If I could get into their heads, I would probably hear their conscience dissuading them from talking to members of the opposite sex, because their parents warned them that campus is Sodom of sorts (which it is).
Girls are warned not to spread-open any part of their bodies to anyone, except their arms for the Good Lord above. Boys are fore-cautioned to keep as far away from girls as honour from a politician.
Nothing could be further from the truth.
My mother was no exception, though she added a different twist to her cautionary tales by handing me a packet of condoms on my day of admission. Which was rather off beat because she is the same person who taught me the lessons of abstinence till marriage.
duplicity
Of course, I rejected the packet of latex only to check into my room and find the custodians had stashed my drawer with a handful of Government subsidised rubber. There was no running away from it.
So the other day when the principal of our college was addressing freshmen about sexual abstinence, I couldn’t help but snicker at the duplicity and pretense in his soliloquy. He took up the role of dad and schooled the rookies on the importance of abstinence.
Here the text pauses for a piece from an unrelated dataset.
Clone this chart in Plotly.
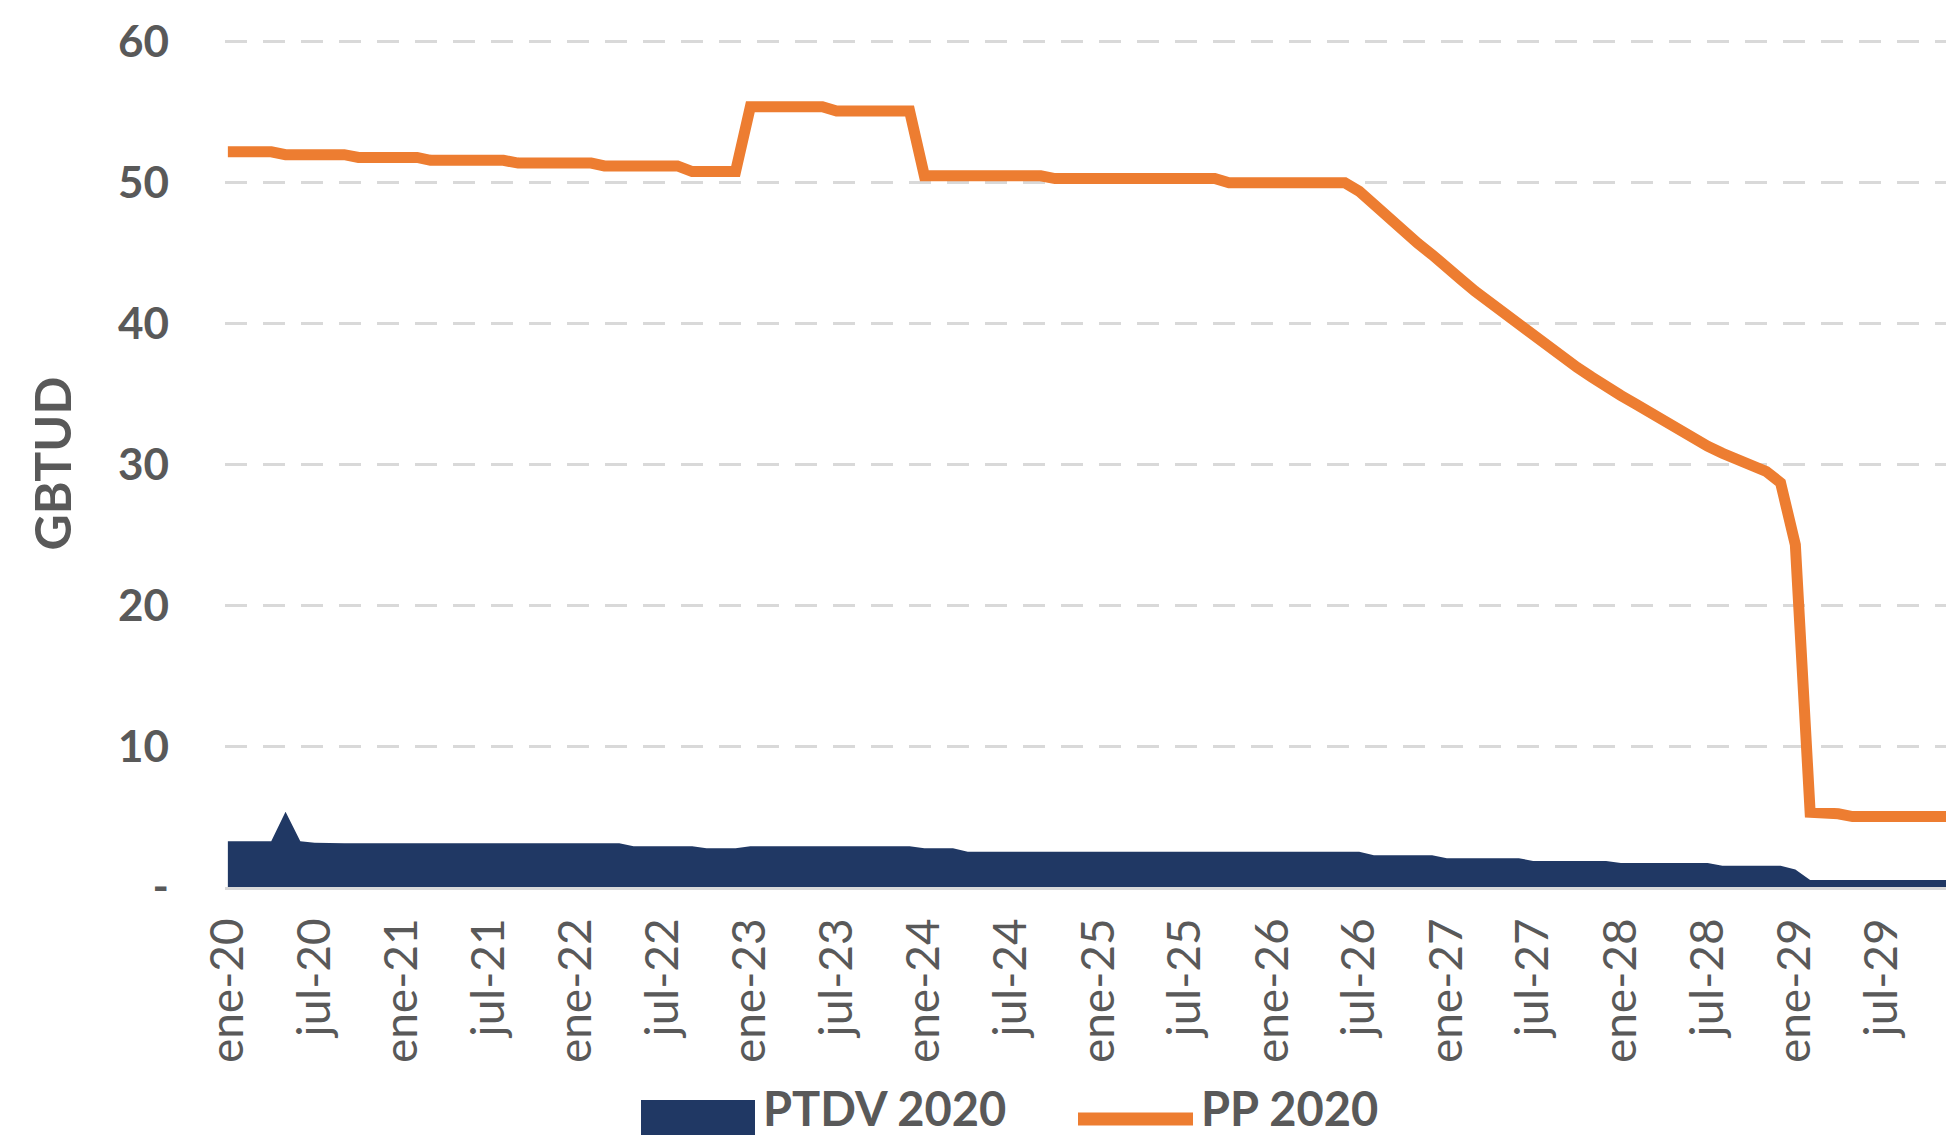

From the look on the faces of some of the greenhorns, I could spot confusion considering they had found ‘greeting cards’ in the form of packets of condoms in their wardrobe cabinets. I could see them asking what they are supposed to do with them. Blow them up and decorate their rooms withal?
Sex is real kids, and it’s a beautiful experience. I need not delve any further.
However you must understand that when my mother handed me that packet of condoms, she wasn’t handing me a license to engage in hanky panky business. She was caring.
Guys, no matter the close resemblance she has to Huddah Monroe, just remember that in her is not just the illusion that Addis Ababa is a country, but also the potential of a venereal disease.
Girls, no matter how good it feels to have it ‘raw’, just remember that there is a new law: No glove, no love. No hat, no cat. No banana with a peel, no monkey you should feed.
Don’t strap up just for your mother. Do it for you.